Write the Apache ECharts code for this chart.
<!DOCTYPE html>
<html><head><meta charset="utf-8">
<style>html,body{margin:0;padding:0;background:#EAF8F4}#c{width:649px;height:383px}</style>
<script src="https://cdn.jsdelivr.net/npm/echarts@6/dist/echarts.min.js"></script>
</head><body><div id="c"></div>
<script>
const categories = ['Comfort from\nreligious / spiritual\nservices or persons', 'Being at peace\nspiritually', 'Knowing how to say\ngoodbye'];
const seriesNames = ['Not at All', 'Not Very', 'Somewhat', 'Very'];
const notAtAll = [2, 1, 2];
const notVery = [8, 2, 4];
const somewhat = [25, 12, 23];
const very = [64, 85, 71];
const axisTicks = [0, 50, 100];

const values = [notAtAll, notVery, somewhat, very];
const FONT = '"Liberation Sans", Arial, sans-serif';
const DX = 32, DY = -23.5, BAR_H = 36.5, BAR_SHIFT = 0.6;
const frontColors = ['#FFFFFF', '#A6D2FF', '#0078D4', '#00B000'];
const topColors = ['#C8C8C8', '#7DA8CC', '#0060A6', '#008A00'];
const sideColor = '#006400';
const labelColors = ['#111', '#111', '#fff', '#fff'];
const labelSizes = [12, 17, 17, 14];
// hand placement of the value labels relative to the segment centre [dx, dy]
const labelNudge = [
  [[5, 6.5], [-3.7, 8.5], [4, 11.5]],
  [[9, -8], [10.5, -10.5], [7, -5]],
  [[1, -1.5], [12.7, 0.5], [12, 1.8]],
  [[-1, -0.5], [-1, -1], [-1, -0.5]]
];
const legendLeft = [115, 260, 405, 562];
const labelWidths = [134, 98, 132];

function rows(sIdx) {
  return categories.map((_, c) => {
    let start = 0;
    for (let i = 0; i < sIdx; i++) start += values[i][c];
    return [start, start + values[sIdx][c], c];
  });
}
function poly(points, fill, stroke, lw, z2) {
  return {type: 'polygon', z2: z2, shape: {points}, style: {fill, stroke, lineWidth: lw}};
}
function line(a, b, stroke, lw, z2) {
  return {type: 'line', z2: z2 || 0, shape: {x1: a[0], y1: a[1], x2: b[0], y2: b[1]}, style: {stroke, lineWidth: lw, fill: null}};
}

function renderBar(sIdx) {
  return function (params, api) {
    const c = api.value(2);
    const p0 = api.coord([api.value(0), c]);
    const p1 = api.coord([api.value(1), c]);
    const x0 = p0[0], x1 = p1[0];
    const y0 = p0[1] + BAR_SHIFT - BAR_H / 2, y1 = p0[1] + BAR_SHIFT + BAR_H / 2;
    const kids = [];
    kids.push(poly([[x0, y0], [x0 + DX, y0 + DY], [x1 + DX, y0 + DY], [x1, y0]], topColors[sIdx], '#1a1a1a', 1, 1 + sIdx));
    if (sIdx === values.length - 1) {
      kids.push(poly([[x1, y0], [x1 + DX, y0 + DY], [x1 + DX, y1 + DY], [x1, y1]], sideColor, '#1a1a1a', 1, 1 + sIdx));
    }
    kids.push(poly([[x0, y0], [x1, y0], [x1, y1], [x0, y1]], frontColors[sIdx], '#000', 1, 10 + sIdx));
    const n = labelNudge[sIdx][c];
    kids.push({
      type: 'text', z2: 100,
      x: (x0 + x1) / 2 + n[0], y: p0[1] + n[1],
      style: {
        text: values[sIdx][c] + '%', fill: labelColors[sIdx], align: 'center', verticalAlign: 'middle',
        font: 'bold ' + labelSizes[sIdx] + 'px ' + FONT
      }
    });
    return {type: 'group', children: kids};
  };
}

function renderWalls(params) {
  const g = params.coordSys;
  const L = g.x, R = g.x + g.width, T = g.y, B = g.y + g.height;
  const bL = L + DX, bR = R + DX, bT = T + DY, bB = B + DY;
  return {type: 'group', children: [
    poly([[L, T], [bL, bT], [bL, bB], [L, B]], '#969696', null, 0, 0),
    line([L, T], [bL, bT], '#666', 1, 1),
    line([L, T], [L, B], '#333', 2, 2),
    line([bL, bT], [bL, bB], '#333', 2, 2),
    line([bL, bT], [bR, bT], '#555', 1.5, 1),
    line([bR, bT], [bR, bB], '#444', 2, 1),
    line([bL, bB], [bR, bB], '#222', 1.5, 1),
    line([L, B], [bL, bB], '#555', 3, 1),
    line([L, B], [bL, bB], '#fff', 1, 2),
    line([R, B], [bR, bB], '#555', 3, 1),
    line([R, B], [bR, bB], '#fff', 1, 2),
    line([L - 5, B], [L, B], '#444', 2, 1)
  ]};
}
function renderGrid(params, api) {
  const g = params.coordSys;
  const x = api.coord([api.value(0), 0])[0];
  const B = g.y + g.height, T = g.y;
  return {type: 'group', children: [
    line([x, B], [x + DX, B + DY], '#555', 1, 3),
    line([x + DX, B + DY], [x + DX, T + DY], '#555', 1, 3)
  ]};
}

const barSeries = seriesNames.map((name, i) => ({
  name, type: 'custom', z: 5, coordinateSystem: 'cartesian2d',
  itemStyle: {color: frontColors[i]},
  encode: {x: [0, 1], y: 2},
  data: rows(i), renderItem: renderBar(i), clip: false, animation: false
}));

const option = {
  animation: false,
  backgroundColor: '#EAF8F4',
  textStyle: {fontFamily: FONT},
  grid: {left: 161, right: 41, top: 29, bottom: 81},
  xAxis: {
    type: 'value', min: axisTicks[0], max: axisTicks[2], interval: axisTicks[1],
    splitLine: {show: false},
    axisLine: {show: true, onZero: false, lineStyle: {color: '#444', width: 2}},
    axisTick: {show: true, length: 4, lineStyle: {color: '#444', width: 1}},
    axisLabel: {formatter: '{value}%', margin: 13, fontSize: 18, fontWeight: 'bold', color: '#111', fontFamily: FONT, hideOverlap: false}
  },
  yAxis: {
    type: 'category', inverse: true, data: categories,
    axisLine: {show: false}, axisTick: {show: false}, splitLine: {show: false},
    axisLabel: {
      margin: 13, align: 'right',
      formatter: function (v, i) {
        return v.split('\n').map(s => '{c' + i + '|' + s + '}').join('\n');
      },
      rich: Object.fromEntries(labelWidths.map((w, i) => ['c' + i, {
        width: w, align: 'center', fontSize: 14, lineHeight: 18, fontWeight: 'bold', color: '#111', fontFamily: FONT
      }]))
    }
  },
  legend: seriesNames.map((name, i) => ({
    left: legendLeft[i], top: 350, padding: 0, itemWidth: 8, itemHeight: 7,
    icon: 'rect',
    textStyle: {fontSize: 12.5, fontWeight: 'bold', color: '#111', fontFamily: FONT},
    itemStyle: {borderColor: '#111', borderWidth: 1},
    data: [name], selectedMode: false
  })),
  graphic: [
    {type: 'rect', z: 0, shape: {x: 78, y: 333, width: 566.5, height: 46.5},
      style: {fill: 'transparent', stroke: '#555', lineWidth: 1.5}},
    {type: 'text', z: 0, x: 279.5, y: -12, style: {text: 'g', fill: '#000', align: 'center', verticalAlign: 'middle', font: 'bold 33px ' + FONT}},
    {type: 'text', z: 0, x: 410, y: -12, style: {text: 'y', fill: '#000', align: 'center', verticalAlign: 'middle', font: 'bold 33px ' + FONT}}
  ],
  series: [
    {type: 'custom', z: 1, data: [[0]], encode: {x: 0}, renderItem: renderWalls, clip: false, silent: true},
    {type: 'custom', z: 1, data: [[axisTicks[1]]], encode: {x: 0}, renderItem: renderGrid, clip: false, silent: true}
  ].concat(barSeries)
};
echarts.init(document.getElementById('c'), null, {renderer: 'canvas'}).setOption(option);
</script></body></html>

# # # # #

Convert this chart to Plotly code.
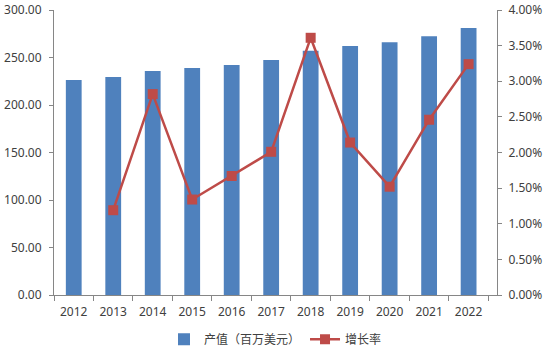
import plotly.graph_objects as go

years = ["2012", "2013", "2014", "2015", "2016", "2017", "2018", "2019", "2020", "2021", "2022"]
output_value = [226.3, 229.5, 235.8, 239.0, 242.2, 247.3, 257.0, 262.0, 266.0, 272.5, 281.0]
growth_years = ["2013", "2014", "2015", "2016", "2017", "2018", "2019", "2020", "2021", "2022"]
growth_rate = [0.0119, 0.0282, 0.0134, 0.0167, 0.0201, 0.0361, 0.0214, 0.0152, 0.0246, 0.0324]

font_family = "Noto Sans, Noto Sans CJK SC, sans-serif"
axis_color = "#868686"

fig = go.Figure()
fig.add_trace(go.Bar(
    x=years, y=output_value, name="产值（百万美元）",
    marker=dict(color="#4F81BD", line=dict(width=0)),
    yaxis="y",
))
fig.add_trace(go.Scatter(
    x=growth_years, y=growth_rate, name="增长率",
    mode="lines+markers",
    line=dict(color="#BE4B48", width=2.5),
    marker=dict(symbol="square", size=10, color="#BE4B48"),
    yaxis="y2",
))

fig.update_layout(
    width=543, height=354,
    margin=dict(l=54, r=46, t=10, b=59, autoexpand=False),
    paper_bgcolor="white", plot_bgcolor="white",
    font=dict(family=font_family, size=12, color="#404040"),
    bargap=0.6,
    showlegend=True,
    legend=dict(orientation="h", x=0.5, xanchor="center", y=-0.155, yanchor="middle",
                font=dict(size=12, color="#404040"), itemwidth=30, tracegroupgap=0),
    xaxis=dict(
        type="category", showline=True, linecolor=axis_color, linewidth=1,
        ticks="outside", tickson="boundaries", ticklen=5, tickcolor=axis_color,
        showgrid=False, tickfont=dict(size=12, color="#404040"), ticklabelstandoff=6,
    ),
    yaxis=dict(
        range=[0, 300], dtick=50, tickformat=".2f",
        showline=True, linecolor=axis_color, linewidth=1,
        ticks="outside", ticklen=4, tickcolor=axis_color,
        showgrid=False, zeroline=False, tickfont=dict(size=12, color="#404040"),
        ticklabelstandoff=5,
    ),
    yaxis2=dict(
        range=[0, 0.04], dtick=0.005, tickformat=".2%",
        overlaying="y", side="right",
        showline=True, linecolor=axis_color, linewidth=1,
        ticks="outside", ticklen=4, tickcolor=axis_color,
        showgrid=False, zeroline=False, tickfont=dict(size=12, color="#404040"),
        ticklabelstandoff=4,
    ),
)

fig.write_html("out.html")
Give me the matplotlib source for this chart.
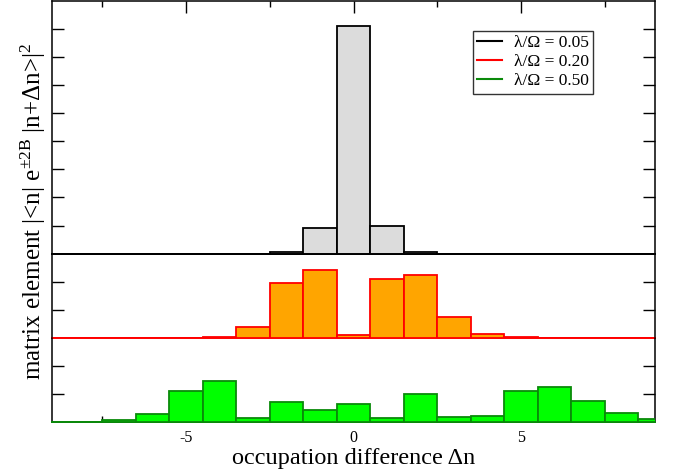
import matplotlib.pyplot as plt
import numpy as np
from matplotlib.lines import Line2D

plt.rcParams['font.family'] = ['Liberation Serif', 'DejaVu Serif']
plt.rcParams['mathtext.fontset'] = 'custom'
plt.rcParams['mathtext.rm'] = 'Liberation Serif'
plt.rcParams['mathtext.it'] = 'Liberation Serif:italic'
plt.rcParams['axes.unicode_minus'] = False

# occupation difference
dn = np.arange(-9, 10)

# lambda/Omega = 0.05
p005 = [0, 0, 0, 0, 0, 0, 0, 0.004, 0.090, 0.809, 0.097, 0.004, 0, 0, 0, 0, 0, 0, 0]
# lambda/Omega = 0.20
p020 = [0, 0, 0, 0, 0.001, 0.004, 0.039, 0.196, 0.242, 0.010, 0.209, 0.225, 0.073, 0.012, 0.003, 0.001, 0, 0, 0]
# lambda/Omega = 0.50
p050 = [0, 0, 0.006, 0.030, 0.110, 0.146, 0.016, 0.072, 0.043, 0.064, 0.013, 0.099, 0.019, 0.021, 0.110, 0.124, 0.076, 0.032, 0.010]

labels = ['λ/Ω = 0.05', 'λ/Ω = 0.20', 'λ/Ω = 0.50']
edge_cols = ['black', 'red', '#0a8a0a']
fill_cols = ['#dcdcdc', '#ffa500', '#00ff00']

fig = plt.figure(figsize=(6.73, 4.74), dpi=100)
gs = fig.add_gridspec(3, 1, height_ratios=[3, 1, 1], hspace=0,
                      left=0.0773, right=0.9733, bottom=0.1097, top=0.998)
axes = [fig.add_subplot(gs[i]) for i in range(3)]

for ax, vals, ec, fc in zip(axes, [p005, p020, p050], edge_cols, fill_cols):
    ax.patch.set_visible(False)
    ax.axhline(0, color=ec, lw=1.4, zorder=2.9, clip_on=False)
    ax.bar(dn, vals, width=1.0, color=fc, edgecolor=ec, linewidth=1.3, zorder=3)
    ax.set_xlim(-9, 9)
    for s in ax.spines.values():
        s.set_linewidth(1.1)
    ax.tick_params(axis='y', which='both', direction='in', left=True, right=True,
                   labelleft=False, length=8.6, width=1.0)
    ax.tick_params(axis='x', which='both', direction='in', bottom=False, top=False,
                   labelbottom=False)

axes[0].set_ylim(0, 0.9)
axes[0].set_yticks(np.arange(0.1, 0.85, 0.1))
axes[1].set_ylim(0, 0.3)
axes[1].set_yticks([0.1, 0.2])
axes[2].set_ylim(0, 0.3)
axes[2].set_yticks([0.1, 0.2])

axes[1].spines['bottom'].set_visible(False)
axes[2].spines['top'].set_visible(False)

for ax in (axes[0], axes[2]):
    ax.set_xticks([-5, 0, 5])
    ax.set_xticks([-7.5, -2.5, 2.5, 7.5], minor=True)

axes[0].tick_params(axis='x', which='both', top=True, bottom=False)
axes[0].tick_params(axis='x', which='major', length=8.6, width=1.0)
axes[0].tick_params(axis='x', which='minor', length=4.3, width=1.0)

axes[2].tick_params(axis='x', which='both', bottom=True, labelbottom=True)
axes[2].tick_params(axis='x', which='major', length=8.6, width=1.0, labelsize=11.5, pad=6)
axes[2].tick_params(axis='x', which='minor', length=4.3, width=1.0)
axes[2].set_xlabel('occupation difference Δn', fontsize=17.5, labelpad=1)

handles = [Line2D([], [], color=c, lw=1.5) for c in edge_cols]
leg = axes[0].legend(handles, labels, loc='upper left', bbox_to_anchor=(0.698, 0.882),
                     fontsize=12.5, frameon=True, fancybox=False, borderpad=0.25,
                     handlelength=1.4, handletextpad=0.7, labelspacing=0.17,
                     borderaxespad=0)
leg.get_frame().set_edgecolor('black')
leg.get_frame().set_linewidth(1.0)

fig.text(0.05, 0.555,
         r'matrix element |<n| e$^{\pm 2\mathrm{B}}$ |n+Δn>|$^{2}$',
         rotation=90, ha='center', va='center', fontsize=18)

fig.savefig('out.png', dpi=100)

# # # # #

Objective - Omit the pictures. Extract exactly the lines that begin with the one holding "Give me the matplotlib source for this chart." and end with the one holding "from matplotlib.lines import Line2D", inclusive.

Final answer -
Give me the matplotlib source for this chart.
import matplotlib.pyplot as plt
import numpy as np
from matplotlib.lines import Line2D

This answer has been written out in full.